The week went something like this (please feel free to imagine this in the style of Victor Borge’s phonetic punctuation): x*xo—x>ox xxxx xxxxx xxxxxxxxxx>xx oo——o>>!— xø>x>xooo
The Wound of Words (draft 2.2) has now been despatched to the lovely people who volunteered to be beta readers, and I… what am I going to do?
I’ll be carrying on with the Grand Productivity Experiment, but doing less writing work and a lot more house and garden work. Especially garden work.
There’s the redcurrant to prune (at last!), the mighty Balrog to hack back again (the shed porch disintegrated and collapsed under its weight this year), and the dozens of poles shooting out the top of the apple tree like some sort of living candelabra to slice off.
And once I’ve done all that (no doubt with the assistance of the Caped Gooseberry’s superior musculature), it’s on to the potting, the planting out and the weeding.
Inside, for those inevitable days of Much Water, there’s pruning of another sort to be done (aka decluttering), and a truly remarkable quantity of mending to work my way through.
At some point, of course, whether sooner or later, it will have to be decided: what writing project do I work on next?
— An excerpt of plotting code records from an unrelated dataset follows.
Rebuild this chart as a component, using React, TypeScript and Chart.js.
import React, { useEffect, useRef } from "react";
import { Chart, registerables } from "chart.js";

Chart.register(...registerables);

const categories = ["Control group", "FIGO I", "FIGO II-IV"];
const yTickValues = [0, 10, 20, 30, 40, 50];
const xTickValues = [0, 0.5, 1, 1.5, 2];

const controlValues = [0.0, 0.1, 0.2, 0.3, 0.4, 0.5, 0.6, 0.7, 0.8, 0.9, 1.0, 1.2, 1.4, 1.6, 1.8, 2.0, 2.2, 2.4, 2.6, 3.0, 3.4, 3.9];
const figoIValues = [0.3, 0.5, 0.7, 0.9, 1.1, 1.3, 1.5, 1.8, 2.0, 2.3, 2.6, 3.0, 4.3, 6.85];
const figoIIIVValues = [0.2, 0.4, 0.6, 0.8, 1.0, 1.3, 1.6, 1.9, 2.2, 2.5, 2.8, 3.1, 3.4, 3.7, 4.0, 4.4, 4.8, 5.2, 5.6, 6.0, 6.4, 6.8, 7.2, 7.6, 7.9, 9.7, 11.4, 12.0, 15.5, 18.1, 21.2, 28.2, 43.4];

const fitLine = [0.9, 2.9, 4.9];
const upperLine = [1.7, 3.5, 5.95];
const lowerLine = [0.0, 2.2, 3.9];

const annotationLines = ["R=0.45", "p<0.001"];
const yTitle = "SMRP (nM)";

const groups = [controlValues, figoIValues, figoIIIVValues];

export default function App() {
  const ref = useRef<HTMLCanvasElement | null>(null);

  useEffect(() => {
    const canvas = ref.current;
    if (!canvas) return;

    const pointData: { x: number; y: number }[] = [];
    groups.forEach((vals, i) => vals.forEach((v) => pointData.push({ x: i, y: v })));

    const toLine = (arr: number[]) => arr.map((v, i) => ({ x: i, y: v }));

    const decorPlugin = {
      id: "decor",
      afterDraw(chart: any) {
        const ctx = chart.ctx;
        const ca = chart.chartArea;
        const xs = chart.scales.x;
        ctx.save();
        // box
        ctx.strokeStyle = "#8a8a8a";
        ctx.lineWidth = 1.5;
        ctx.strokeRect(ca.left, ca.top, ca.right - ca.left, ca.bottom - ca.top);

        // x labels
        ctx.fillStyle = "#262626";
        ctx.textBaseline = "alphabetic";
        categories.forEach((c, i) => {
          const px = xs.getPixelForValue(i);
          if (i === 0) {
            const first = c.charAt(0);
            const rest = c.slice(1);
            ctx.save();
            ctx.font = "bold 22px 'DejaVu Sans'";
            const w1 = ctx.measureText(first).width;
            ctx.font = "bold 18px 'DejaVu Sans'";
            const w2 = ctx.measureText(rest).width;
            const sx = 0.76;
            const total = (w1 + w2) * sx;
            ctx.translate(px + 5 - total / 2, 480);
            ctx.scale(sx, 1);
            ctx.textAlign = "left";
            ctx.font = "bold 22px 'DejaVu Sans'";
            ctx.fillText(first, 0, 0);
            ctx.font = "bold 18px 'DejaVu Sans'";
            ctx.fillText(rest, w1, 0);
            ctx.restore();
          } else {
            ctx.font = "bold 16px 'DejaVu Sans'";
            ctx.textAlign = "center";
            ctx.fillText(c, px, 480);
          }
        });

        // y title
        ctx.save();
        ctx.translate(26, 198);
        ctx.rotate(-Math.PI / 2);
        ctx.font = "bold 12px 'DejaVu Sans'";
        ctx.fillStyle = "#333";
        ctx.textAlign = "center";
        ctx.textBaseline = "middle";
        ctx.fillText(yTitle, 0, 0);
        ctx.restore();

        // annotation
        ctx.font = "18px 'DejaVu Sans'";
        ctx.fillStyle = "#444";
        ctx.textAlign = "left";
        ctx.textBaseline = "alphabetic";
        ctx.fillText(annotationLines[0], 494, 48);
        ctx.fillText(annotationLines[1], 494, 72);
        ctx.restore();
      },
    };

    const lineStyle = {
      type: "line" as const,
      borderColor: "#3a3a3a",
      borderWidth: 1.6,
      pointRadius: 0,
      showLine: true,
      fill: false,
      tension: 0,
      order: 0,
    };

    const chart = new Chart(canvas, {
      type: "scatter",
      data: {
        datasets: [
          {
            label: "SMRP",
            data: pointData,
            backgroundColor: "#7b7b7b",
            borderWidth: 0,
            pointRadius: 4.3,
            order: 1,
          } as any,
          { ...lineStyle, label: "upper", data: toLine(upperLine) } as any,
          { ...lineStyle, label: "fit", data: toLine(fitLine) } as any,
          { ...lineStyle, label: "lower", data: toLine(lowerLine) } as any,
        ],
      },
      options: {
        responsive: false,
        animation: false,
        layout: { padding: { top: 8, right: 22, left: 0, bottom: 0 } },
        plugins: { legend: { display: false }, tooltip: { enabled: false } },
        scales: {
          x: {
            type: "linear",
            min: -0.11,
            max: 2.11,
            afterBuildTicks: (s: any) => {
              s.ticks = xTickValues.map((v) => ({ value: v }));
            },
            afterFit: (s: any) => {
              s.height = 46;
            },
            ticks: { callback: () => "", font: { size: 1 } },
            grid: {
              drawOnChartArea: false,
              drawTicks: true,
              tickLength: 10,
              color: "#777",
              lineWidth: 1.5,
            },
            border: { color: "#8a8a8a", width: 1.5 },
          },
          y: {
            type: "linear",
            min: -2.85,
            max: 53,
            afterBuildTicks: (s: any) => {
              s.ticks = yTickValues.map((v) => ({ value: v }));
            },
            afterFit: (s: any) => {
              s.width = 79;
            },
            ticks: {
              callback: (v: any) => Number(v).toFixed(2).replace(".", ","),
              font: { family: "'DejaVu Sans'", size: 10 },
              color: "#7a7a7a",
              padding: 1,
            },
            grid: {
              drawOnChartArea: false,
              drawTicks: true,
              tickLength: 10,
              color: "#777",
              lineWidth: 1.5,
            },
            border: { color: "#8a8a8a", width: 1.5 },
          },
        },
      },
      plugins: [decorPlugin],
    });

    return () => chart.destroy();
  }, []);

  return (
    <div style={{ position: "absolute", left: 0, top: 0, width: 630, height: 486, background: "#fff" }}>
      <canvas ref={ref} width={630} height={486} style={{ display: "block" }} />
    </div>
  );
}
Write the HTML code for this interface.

Wombling, it turns out, is a great way to get things done when you’re tired, under the weather, or trying to fit things in around other, bigger things. Despite ongoing tiredness, I managed to get the bare necessities done and a few other things around them.
And yes, I did succumb to the temptation to browse an atlas, although I admit that I browsed the index rather than the map pages. (A quick eyes-closed stab at a random map page suggests the name Qoraqalpog’iston, which, if like me you didn’t know, is in Uzbekistan, near the border with Kazakhstan.)